The judges have absolute immunity for their alleged acts. The claims against the judges are legally meritless and must be dismissed. Defendants Terri Mockler, Diane Becton, Bruce Mills, Cheryl Mills, Claire Maier, and Nancy Start are dismissed. Leave to amend will not be granted on the claims against the judges because the defects in the complaint are not ones that could be cured by amendment.

At least some claims against the judges also would be barred under Heck. Specifically, other than the judges' acts in the pretrial proceedings for the first trial, and the first trial, on the charges of assaulting Rick Hendricks, Heck bars the claims against the judges for presiding over Torres' criminal cases that culminated in his guilty plea.
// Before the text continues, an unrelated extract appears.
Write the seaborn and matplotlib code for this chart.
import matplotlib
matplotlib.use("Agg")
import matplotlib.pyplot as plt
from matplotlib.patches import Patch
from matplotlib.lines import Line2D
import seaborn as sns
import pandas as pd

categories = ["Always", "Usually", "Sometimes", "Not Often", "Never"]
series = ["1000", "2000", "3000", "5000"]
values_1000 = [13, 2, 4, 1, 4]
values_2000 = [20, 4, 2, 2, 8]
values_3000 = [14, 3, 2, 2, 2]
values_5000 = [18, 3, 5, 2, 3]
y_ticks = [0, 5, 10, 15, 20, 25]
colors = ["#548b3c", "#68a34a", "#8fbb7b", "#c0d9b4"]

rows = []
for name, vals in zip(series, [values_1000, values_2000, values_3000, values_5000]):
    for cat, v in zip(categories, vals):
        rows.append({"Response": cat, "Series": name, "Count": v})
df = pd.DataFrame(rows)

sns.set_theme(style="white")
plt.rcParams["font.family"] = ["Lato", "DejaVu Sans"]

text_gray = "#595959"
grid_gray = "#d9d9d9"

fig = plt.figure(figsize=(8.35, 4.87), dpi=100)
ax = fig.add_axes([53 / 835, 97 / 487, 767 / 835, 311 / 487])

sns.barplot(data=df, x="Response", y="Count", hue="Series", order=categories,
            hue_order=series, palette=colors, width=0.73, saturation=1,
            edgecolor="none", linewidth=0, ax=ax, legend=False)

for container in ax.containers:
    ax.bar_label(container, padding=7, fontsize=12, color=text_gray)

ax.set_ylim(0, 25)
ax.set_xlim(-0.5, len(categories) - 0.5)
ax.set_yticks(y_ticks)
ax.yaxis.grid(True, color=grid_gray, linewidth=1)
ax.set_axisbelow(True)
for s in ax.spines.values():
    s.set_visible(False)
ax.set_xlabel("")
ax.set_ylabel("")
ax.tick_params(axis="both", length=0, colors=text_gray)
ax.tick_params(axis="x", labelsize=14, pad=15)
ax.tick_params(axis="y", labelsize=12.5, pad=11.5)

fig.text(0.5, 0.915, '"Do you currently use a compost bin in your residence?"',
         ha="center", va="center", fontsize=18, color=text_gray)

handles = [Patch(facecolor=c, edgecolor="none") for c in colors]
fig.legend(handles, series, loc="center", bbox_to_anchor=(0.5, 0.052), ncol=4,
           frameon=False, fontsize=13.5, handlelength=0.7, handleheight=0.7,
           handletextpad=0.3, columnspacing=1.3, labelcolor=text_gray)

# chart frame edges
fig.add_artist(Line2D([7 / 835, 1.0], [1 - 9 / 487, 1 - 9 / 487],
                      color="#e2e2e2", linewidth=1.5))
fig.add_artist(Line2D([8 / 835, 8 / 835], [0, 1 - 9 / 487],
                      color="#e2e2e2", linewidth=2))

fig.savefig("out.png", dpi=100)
3. The Prosecutors Have Absolute Immunity For the Acts Alleged

Torres alleges that assistant district attorney Scott Cunnane and District Attorney Mark Peterson violated his rights during the prosecution of the criminal cases against him. The allegations of the complaint are largely about Cunnane's behavior in court in Torres' presence. In his second amendment, Torres alleges that Cunnane and Peterson maliciously prosecuted him. Docket No. 11 at 24. A state prosecuting attorney enjoys absolute immunity from liability under 42 U.S.C. § 1983 for his conduct in "pursuing a criminal prosecution" insofar as he acts within his role as an "advocate for the State" and his actions are "intimately associated with the judicial phase of the criminal process." Imbler v. Pachtman, 424 U.S. 409, 430-31 (1976); see, e.g., Burns v. Reed, 500 U.S. 478, 490-91 & n.6 (1991) (prosecutors absolutely immune for their conduct before grand juries and in presenting evidence at probable-cause hearings for a search warrant). Cunnane has absolute prosecutorial immunity for the acts alleged in the complaint as amended, because the allegations concern his conduct as an advocate during the initiation of the case and its presentation to the superior court in the criminal case. See Buckley v. Fitzsimmons, 509 U.S. 259, 272-73 (1993); Imbler, 424 U.S. at 431; see, e.g., Burns, 500 U.S. at 490-91 & n.6 (prosecutors absolutely immune for their conduct before grand juries and in presenting evidence at probable-cause hearings for a search warrant). The claims against Cunnane and Peterson are dismissed without leave to amend.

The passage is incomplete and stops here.